Make sure you have Pycairo installed, and run `render_graphs.py` in the `scripts` subfolder. This will read the `results.txt` file and output five images:

insert.png
lookup.png
insert-cache-stomp.png
lookup-cache-stomp.png
memory.png

If you only want to generate certain graphs, specify a regular expression as the first script argument.

make_graphs.py "(insert.png|lookup.png)"

If any datasets are missing from `results.txt`, those curves will be missing from the generated graphs.

# Verifying that the Hash Table Works Correctly

Since this project contains a custom hash table implementation, I had to make sure it worked correctly. For this, a small suite of randomized stress tests was written. The tests are built around a small C++ application called `ValidateHashTable`. If you want to run it, you must first generate the project files for `ValidateHashTable` using CMake, then build the application (possibly using CMake), then run the test suite using CTest. For example, on my system, I can open a command prompt in the `validate` folder, and do the following:

mkdir build
cd build
cmake .. -G "Visual Studio 10"
cmake --build . --config Debug
ctest . -C Debug

This will launch 100 tests. Each test invokes the Python script `validate/test.py` using a different random seed. The script will invoke the `ValidateHashTable` application, feed a bunch of hash table commands to it via stdin, fetch the result via stdout, then compare the result to the same operations applied on a Python dictionary. The tests passes only if the exactly hash table matches the Python dictionary. There are also some random lookups performed along the way; those must match too.

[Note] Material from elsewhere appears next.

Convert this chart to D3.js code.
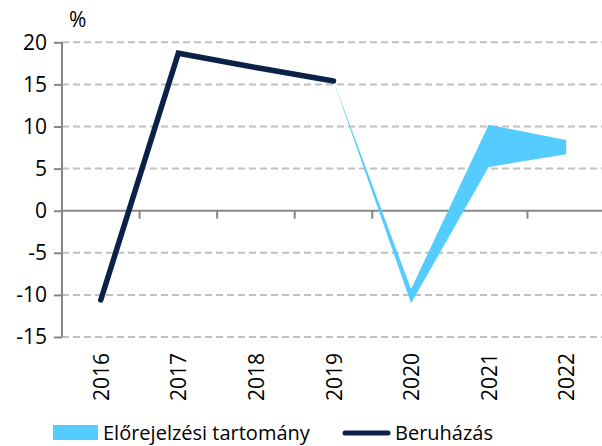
<!DOCTYPE html>
<html><head><meta charset="utf-8">
<script src="https://cdn.jsdelivr.net/npm/d3@7"></script>
<style>body{margin:0;background:#fff}svg{display:block}text{font-family:"Open Sans",sans-serif;fill:#000}</style>
</head><body>
<script>
const categories = ["2016","2017","2018","2019","2020","2021","2022"];
const investment = [-10.6, 18.7, 17.0, 15.4, null, null, null];
const rangeYears = ["2019","2020","2021","2022"];
const rangeLow = [15.4, -11.0, 5.2, 6.7];
const rangeHigh = [15.4, -9.3, 10.2, 8.4];
const yTicks = [20,15,10,5,0,-5,-10,-15];

const W=602,H=446;
const svg=d3.select("body").append("svg").attr("width",W).attr("height",H);
const x=d3.scaleBand().domain(categories).range([62,605]);
const y=d3.scaleLinear().domain([-15,20]).range([337,42.3]);
const cx=d=>x(d)+x.bandwidth()/2;

// gridlines
svg.append("g").selectAll("line").data(yTicks.filter(v=>v!==0)).join("line")
 .attr("x1",62).attr("x2",W).attr("y1",d=>y(d)).attr("y2",d=>y(d))
 .attr("stroke","#c0c0c0").attr("stroke-width",2).attr("stroke-dasharray","7,4");

// y axis
const ya=svg.append("g").attr("transform","translate(62,0)").call(d3.axisLeft(y).tickValues(yTicks).tickSize(8).tickPadding(7).tickFormat(d3.format("d")));
ya.select(".domain").attr("stroke","#868686").attr("stroke-width",2).attr("d","M0,"+y(20)+"V"+y(-15));
ya.selectAll(".tick line").attr("stroke","#868686").attr("stroke-width",2);
ya.selectAll(".tick text").style("font-size","21px").attr("fill","#000").text(d=>d<0?"-"+Math.abs(d):d);

// x axis at zero
const xa=svg.append("g").attr("transform","translate(0,"+y(0)+")");
xa.append("line").attr("x1",62).attr("x2",W).attr("stroke","#868686").attr("stroke-width",2);
xa.selectAll("line.t").data(categories.slice(1)).join("line").attr("class","t")
 .attr("x1",d=>x(d)).attr("x2",d=>x(d)).attr("y1",0).attr("y2",8)
 .attr("stroke","#868686").attr("stroke-width",2);

// x labels
svg.append("g").selectAll("text").data(categories).join("text")
 .attr("transform",d=>"translate("+(cx(d)+8)+",353) rotate(-90)")
 .attr("text-anchor","end").style("font-size","21px").text(d=>d);

// range area
const rd=rangeYears.map((d,i)=>({x:d,lo:rangeLow[i],hi:rangeHigh[i]}));
svg.append("path").datum(rd)
 .attr("d",d3.area().x(d=>cx(d.x)).y0(d=>y(d.lo)).y1(d=>y(d.hi)))
 .attr("fill","#55ccff");

// line
const ld=categories.map((d,i)=>({x:d,v:investment[i]})).filter(d=>d.v!==null);
svg.append("path").datum(ld)
 .attr("d",d3.line().x(d=>cx(d.x)).y(d=>y(d.v)))
 .attr("fill","none").attr("stroke","#0b2148").attr("stroke-width",5.5)
 .attr("stroke-linecap","round").attr("stroke-linejoin","miter");

// % label
svg.append("text").attr("x",69).attr("y",27).style("font-size","21px").text("%");

// legend
const lg=svg.append("g");
lg.append("rect").attr("x",53).attr("y",425).attr("width",45).attr("height",15).attr("fill","#55ccff");
lg.append("text").attr("x",103).attr("y",440).style("font-size","20px").text("Előrejelzési tartomány");
lg.append("line").attr("x1",345).attr("x2",388).attr("y1",433).attr("y2",433)
 .attr("stroke","#0b2148").attr("stroke-width",5).attr("stroke-linecap","round");
lg.append("text").attr("x",395).attr("y",440).style("font-size","20px").text("Beruházás");
</script>
</body></html>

# Benchmarking Methodology

This benchmark suite makes heavy use of the [x86 `RDTSC` instruction](http://en.wikipedia.org/wiki/Time_Stamp_Counter) to take very fine performance measurements. It also locks the thread of execution to a single CPU core, to avoid imprecisions caused by having different timers on each core. If your computer features dynamic frequency scaling, such as Intel Turbo Boost, you should disable it before running this benchmark suite. The option should be available somewhere in your BIOS settings. If you don't disable dynamic frequency scaling, your results are [likely to be skewed in some way](http://randomascii.wordpress.com/2011/07/29/rdtsc-in-the-age-of-sandybridge/). I ran the suite on a Core 2 Duo processor, which doesn't have dynamic frequency scaling, so there was no issue.

As mentioned above, your results will be much more precise if you run the benchmark suite in a quiet CPU environment, with as few background services running as possible, such as Safe Mode with all non-essential Services stopped.

The MSVC project settings were chosen to avoid as many known [performance pitfalls](http://preshing.com/20110711/visual-c-performance-pitfalls) as possible.